Bei einer Pfeilerhöhe von 1.200 m ist es schwierig, sich einzelner Seillängen zu entsinnen. Man ist in der Klettere! so konzentriert und angestrengt, dass man kaum den Höhengewinn oder die Umgebung wahrnimmt. Die Verhältnisse sind einmalig. Nur zweimal müssen wir die Steigeisen anziehen, ansonsten sind alle Kletterstellen eisfrei. Auch die Temperatur ist angenehm. In 4.200 m Höhe, somit kurz unter dem Gipfel und trotz möglichen Ausstiegs am gleichen Tag, beschließen wir zu biwakieren.

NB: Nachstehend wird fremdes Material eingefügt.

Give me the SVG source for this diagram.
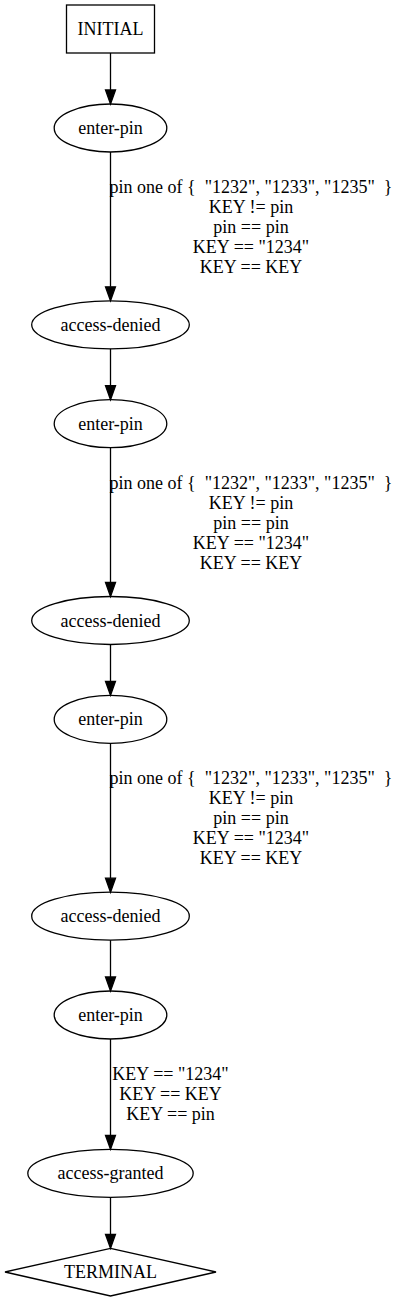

Das Wetter war bis zum späten Vormittag ganz gut, am Nachmittag zog allerdings starker Nebel auf und ein Umschwung kündigte sich an. In der Nacht blitzte und donnerte es bereits an den Drus und es war nur eine Frage der Zeit, dass die Wetterfront zu uns kam. Es war eine stürmische Nacht und die Gedanken an Reinhard und Egon, welche nicht weit von hier im Wettersturz fast ihr Leben verloren hätten, liegt drückend über uns.

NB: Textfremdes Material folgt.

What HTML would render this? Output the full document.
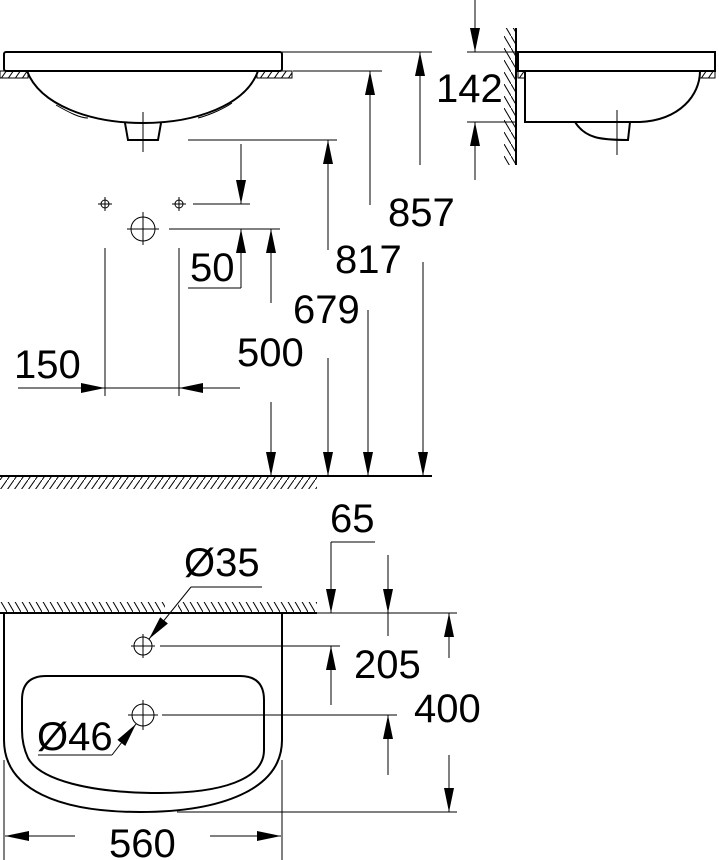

Beim ersten Tageslicht ist alles in milchigen Nebel getaucht und Sturmböen fegen um die Pfeilerkante. Der Fels ist vereist. Es ist zu wenig Eis für die Steigeisen und zu viel für jegliche Reibung. Ich dränge auf einen raschen Aufbruch, um nicht in dieser Hölle festzufrieren. Ein vereister Riss folgt dem anderen und die Verhältnisse treiben uns fast zur Verzweiflung. Im Sturm fehlt jeglicher Sichtkontakt zum Partner und die Wartezeiten an den Standplätzen lassen uns auskälten. Eine drückende Unsicherheit lastet auf uns. Wir können die Distanz bis zum Gipfel nicht mehr abschätzen und ein vereister Riss oder eine zeitraubende Kletterstelle könnte uns zu einem weiteren Biwak zwingen. Ich klettere eine vereiste Rinne hinauf und sehe nur mehr eine Schneewächte über mir. Das muss der Gipfel sein. Ich hole Walter nach und lasse ihm den Vortritt. Er durchbricht die Gipfelwächte und steht nach langem Streben auf der Grandes Jorasses.

“Auf diesem Gipfel weint man, weil ein langersehnter Wunsch in Erfüllung gegangen ist” – Andre Contamine.